Ülke dışındaki muhtaç Müslümanlara yapılacak her kuruş yardıma tam destek veriyoruz. Yalnız, kurban kesimi yurt içinde yapılır ve ülke dışındaki Müslümanlara ülkemizden gönderilirse üreticimizi de hayvancılığımızı da korumuş oluruz. Bütün dernek ve vakıfların bu hassasiyetle hareket etmesini bekliyoruz. Devletimiz bu konuda dernek ve vakıflara Diyanet Vakfı, Kızılay, Et ve Süt Kurumu, Türk Hava Kurumu gibi kuruluşları kanalıyla öncülük etmelidir.
Bilindiği üzere hayvan pazarlarında kamu kuruluşlarınca, hayvanlar sağlık kontrolünden geçirilmektedirler. Bu kontrollerin yanı sıra hayvanların yaş uygunluğu, gebe olup olmadığı gibi vasıflar yönünden yapılan kontrollerde de titiz davranılması gerekmektedir. Böylece halkımıza gönül rahatlığıyla kurbanlığını seçme imkanı getirilecek ve mağduriyeti önlenecektir”
-Koronavirüsle mücadele-
Her yıl kurban dönemini sabırsızlıkla bekleyen üreticilerin, bu yıl koronavirüs salgını nedeniyle talebin daralmasından endişe ettiklerini belirten Bayraktar, “Kurban pazarlarındaki hareketliliğin geçmiş bayramları aratmamasını, üreticilerimizin emeğinin karşılığını almasını temenni ediyorum” diye konuştu.
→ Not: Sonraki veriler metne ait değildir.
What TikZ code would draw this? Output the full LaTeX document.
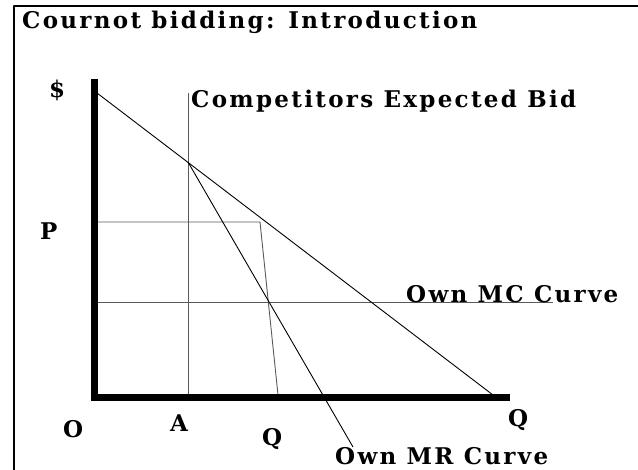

Bu yıl Kurban Bayramı’nın koronavirüsle mücadele sürerken idrak edileceğine işaret eden Bayraktar, “Bu yıl kurban pazarlarında belediyelerimize, üreticilerimize ve vatandaşlarımıza her zamankinden daha büyük bir sorumluluk düşüyor. Alışverişimizi yaparken önce sağlığımızı düşünmek zorundayız. Belediyelerimizin kurban pazarlarında hijyen tedbirlerini her zamankinden daha fazla hassasiyet göstererek alması büyük önem taşıyor. Üreticilerimize ve vatandaşlarımıza ise sosyal mesafe kurallarına uymak, kişisel hijyene dikkat etmek düşüyor. Bu yıl pazarlığımızı sözlerimizle, gözlerimizle yapalım. Kendimizin ve sevdiklerimizin sağlığını riske atmayalım” diye konuştu.